Feed My Frankenstein

Scary lookin', right?

Scary lookin’, right?

Could mankind create something so powerful it would find the capability to destroy itself? These are the things I think about when you’re all at work. Such a feat would be as a star collapsing unto itself, which is a documented phenomenon in the universe, so who is to say humanity could not implode under its own stupidity (or cleverness)? It doesn’t have to be that mankind creates a massive weapon capable of total obliteration, maybe it could be that humanity creates the circumstances of a total nightmare scenario; an end times full of zombies and Frankenstein monsters and Hitler‘s for president. We sow the seeds of our destruction every day, but as to what actually grows is entirely up to us.

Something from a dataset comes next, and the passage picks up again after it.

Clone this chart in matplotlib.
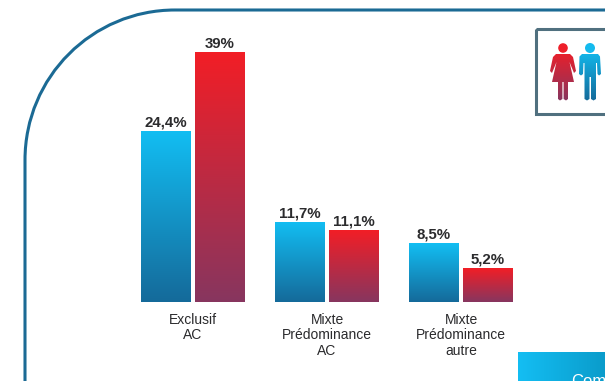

Frankenstein’s monster was mankind’s remedy for death, which is the incurable evil we deal with on a daily basis. When we see something wrong we try to improve upon it, we try to make it better, not understanding the consequences we might bring about. Horror movies tackle this issue of human tinkering on a number of occasions, and if you look at human history ‘tinkering’ is a word and a phenomenon that is alive and thriving; I’m sure we can all think of another besides Frankenstein… how about, ‘The Brain That Wouldn’t Die‘. In this story, a doctor, who is working on several mysterious experiments, gets into a car accident, where his wife is beheaded and killed. He tries to keep her alive, but what she becomes… or more accurately, what her head becomes, is a transmogrification of her former beauty. His success in keeping her alive only serves to mock his experiments and the love they once shared. His other experiment, a sort of Frankenstein beast, which he keeps locked in a closet is yet another glaring example of mankind’s failure to find perfection in his endeavors. The two experiments conspire against him and are inevitably his ruin, yet another example of mankind inciting his own demise. Good movie, by the way.

[Insert Jokes Here]

[Insert Jokes Here]

Okay, if I am being honest… it wasn’t a good movie, but I enjoyed it. I also appreciate the message of a person being destroyed by his work, if only for that work to thrive in its own right. A work may go on, but its creator must be destroyed; the old is constantly in battle with the new, it is the lowest form of tribalism left in our society. Be it Frankenstein’s monster, or a human head giving orders to a half human cannibal… what is the point to our judgment when we are capable of such terrifying monstrosities? Think for yourself of the walking… ‘Running’ dead of Twenty-Eight Days Later, think of the sharks in Deep Blue Sea… think of the atom bomb and never consider the possibility that mankind will bring about his ruin.

Most certainly, mankind WILL bring about his own demise… but think of all the good that will be done once we are erased from the planet’s unfathomable data banks!